Entries with chart source code:
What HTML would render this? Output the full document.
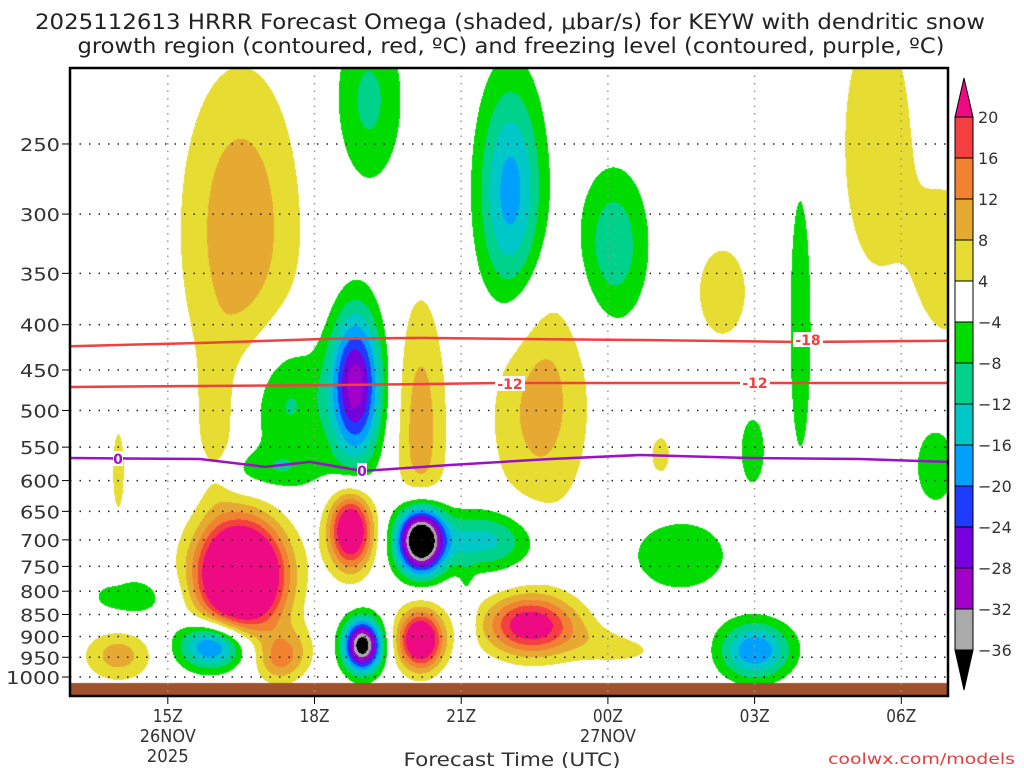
<!DOCTYPE html>
<html><head><meta charset="utf-8">
<style>
html,body{margin:0;padding:0;background:#fff;}
#wrap{position:relative;width:1024px;height:768px;overflow:hidden;font-family:"DejaVu Sans","Liberation Sans",sans-serif;}
canvas{position:absolute;left:0;top:0;}
svg{position:absolute;left:0;top:0;}
</style></head>
<body>
<div id="wrap">
<canvas id="field" width="1024" height="768"></canvas>
<svg id="ov" width="1024" height="768"></svg>
</div>
<script>
// ---- data (hours since 00Z 26NOV, hPa) ----
const blobHour = [16.48,17.5,17.2,18.73,18.97,20.16,20.16,21.5,22.4,24.25,15.92,13.98,14.23,25.47,27.0,17.4,18.83,16.99,19.1,22.0,24.1,27.93,16.48,15.97,20.16,22.6,29.5,30.95,26.33,13.98,25.07,30.69,26.95,24.7,21.1];
const blobPres = [767,935,960,682,920,908,700,700,873,908,920,944,812,728,932,487,468,584,223,285,325,395,313,526,526,487,250,340,367,584,561,576,554,873,880];
const blobAmp  = [45,8,7,30,-40,30,-50,-14,24,7,-24,10,-6,-7,-20,-10,-30,-6,-9,-18,-11,-7,11,6,10,10,7,7,6,5,5,-6,-6,-6,-5];
const blobSigH = [0.62,0.35,0.3,0.31,0.27,0.32,0.34,0.72,0.65,0.8,0.49,0.49,0.74,0.82,0.51,0.61,0.37,0.82,0.51,0.47,0.51,0.2,0.86,0.25,0.37,0.72,0.62,0.5,0.51,0.16,0.25,0.41,0.25,0.6,0.12];
const blobSigL = [0.10,0.05,0.04,0.07,0.047,0.052,0.062,0.057,0.055,0.047,0.044,0.047,0.047,0.078,0.052,0.13,0.138,0.039,0.16,0.21,0.143,0.31,0.30,0.13,0.25,0.22,0.29,0.16,0.12,0.14,0.065,0.10,0.09,0.035,0.12];
const levels = [-36,-32,-28,-24,-20,-16,-12,-8,-4,4,8,12,16,20];
const levelColors = ["#000000","#aaaaaa","#a000c8","#7800dc","#1e3cff","#00a0ff","#00c8c8","#00d28c","#00dc00","#ffffff","#e6dc32","#e6aa32","#f08232","#f44040","#ee0a82"];
const yTicks = [250,300,350,400,450,500,550,600,650,700,750,800,850,900,950,1000];
const xTickHours = [15,18,21,24,27,30];
const xTickLabels = ["15Z","18Z","21Z","00Z","03Z","06Z"];
const isoHours = [13,15.66,18.32,20.16,21.79,24.66,27.93,30.95];
const iso18Pres = [423,419.5,415,414,415,416.3,418.4,417];
const iso12Pres = [470.4,469.2,468,466.8,465.5,465.5,465.5,465.5];
const frzHours = [13,15.66,16.99,17.91,18.97,20.77,22.82,24.66,26.9,29.15,30.95];
const frzPres = [565.8,567.3,579,571.6,585.2,576.1,567.3,561.4,565.8,567.3,571.6];

// ---- axes ----
const X0=70,X1=948,Y0=68,Y1=696,HPX=48.9,LPX=384.5,Y1000=677;
const xOf=h=>X0+(h-13)*HPX;
const yOf=p=>Y1000-LPX*Math.log(1000/p);
const hOf=x=>13+(x-X0)/HPX;
const lOf=y=>(Y1000-y)/LPX;

// ---- field ----
const cv=document.getElementById('field'),ctx=cv.getContext('2d');
const W=X1-X0,H=683-Y0;
const img=ctx.createImageData(W,H);
const rgb=levelColors.map(c=>[parseInt(c.substr(1,2),16),parseInt(c.substr(3,2),16),parseInt(c.substr(5,2),16)]);
const bl=blobPres.map(p=>Math.log(1000/p));
for(let j=0;j<H;j++){const L=lOf(Y0+j);
 for(let i=0;i<W;i++){const h=hOf(X0+i);let v=0;
  for(let k=0;k<blobAmp.length;k++){const dh=(h-blobHour[k])/blobSigH[k],dl=(L-bl[k])/blobSigL[k];const e=dh*dh+dl*dl;if(e<30)v+=blobAmp[k]*Math.exp(-0.5*e);}
  let c=levels.length;for(let m=0;m<levels.length;m++){if(v<levels[m]){c=m;break;}}
  const o=(j*W+i)*4,col=rgb[c];img.data[o]=col[0];img.data[o+1]=col[1];img.data[o+2]=col[2];img.data[o+3]=255;}}
ctx.putImageData(img,X0,Y0);
ctx.fillStyle="#a0522d";ctx.fillRect(X0,683,W,Y1-683);

// ---- overlay ----
const NS="http://www.w3.org/2000/svg",svg=document.getElementById('ov');
function mk(t,a,txt){const e=document.createElementNS(NS,t);for(const k in a)e.setAttribute(k,a[k]);if(txt!==undefined)e.textContent=txt;svg.appendChild(e);return e;}
function tx(x,y,s,name,extra){const e=mk('text',Object.assign({x:x,y:y,'text-anchor':'middle','font-size':17,fill:'#333'},extra||{}),s);return e;}
yTicks.forEach(p=>{const y=yOf(p);
 const g=mk('line',{x1:X0,x2:X1,y1:y,y2:y,stroke:'#222','stroke-width':1.5,'stroke-dasharray':'1.5 8'});
 
 
 const t=mk('line',{x1:X0-8,x2:X0,y1:y,y2:y,stroke:'#000','stroke-width':1});
 
 
 const s=String(p);
 tx(60,y+7,s,'y-tick-label',{'text-anchor':'end','font-size':18,textLength:s.length===4?54:40,lengthAdjust:'spacingAndGlyphs'});
});
xTickHours.forEach((h,i)=>{const x=xOf(h);
 const g=mk('line',{x1:x,x2:x,y1:Y0,y2:Y1,stroke:'#999','stroke-width':1.5,'stroke-dasharray':'1.5 6'});
 
 
 const t=mk('line',{x1:x,x2:x,y1:Y1,y2:Y1+8,stroke:'#000'});
 
 
 tx(x,722,xTickLabels[i],'x-tick-label',{'font-size':18,textLength:30,lengthAdjust:'spacingAndGlyphs'});
});
tx(xOf(15),742,'26NOV','date-label-1',{'font-size':18,textLength:56,lengthAdjust:'spacingAndGlyphs'});
tx(xOf(15),762,'2025','year-label',{'font-size':18,textLength:42,lengthAdjust:'spacingAndGlyphs'});
tx(xOf(24),742,'27NOV','date-label-2',{'font-size':18,textLength:56,lengthAdjust:'spacingAndGlyphs'});
tx(512,766,'Forecast Time (UTC)','x-axis-title',{'font-size':19,textLength:217,lengthAdjust:'spacingAndGlyphs'});
tx(1015,764,'coolwx.com/models','credit-label',{'text-anchor':'end','font-size':15,fill:'#e04040',textLength:187,lengthAdjust:'spacingAndGlyphs'});
function poly(hs,ps,col,name){const d=hs.map((h,i)=>(i?'L':'M')+xOf(h).toFixed(1)+' '+yOf(ps[i]).toFixed(1)).join(' ');
 const e=mk('path',{d:d,fill:'none',stroke:col,'stroke-width':2.5});}
poly(isoHours,iso18Pres,'#f04040','contour-minus18');
poly(isoHours,iso12Pres,'#f04040','contour-minus12');
poly(frzHours,frzPres,'#9b10c8','freezing-level-contour');
function clab(x,y,s,col,name){const r=mk('rect',{x:x-s.length*5,y:y-8,width:s.length*10,height:15,fill:'#fff'});
 tx(x,y+5,s,name,{'font-size':14,'font-weight':'bold',fill:col});}
clab(808,340,'-18','#f04040','label-minus18');
clab(510,384,'-12','#f04040','label-minus12');clab(755,383,'-12','#f04040','label-minus12b');
clab(118,459,'0','#9b10c8','label-frz-1');clab(362,471,'0','#9b10c8','label-frz-2');
const fr=mk('rect',{x:X0,y:Y0,width:W,height:Y1-Y0,fill:'none',stroke:'#000','stroke-width':2.5});


tx(510,29,'2025112613 HRRR Forecast Omega (shaded, μbar/s) for KEYW with dendritic snow','title-line-1',{'font-size':21,fill:'#222',textLength:950,lengthAdjust:'spacingAndGlyphs'});
tx(511,53,'growth region (contoured, red, ºC) and freezing level (contoured, purple, ºC)','title-line-2',{'font-size':21,fill:'#222',textLength:867,lengthAdjust:'spacingAndGlyphs'});
const CBX=955,CBW=18,CBT=117,STEP=41;
for(let m=1;m<levelColors.length-1;m++){const idx=levelColors.length-1-m;const y=CBT+(m-1)*STEP;
 const r=mk('rect',{x:CBX,y:y,width:CBW,height:STEP,fill:levelColors[idx],stroke:'#000','stroke-width':1});
 
 }
const tt=mk('polygon',{points:`${CBX},${CBT} ${CBX+CBW},${CBT} ${CBX+CBW/2},78`,fill:levelColors[levelColors.length-1],stroke:'#000'});


const bb=CBT+13*STEP;
const tb=mk('polygon',{points:`${CBX},${bb} ${CBX+CBW},${bb} ${CBX+CBW/2},690`,fill:levelColors[0],stroke:'#000'});


for(let m=0;m<levels.length;m++){const v=levels[levels.length-1-m];const y=CBT+m*STEP;
 tx(978,y+6,(v<0?'−':'')+Math.abs(v),'colorbar-label',{'text-anchor':'start','font-size':16});}
</script>
</body></html>
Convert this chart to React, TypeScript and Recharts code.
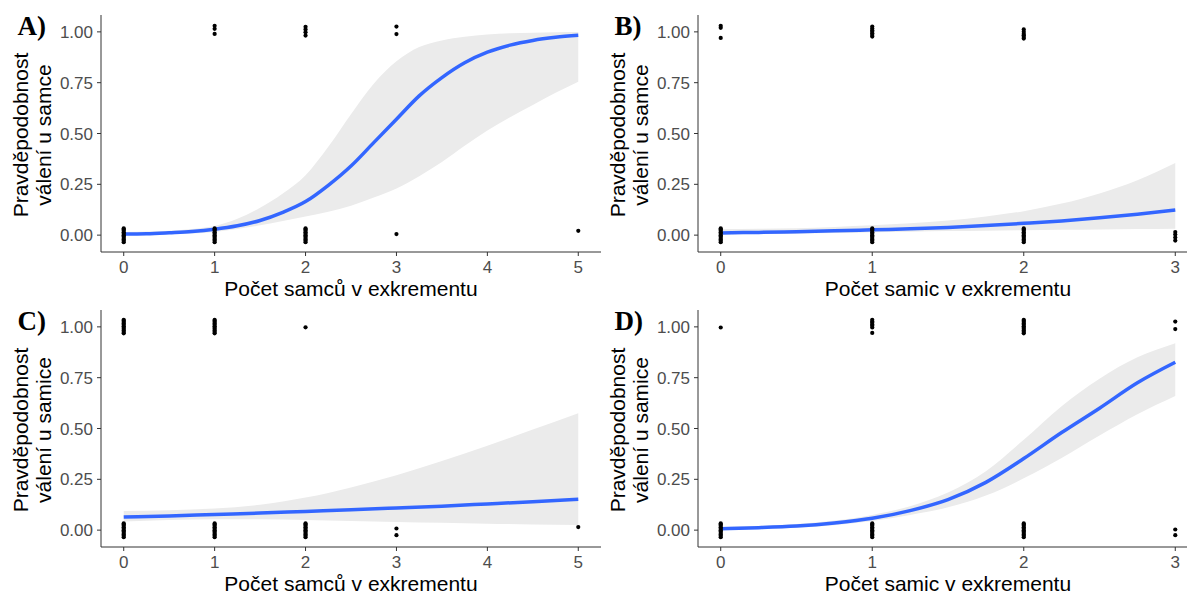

Aim of the exercise
All lines that include "this" are to be gathered and copied.

Output
What HTML would render this? Output the full document.
Convert this chart to React, TypeScript and Recharts code.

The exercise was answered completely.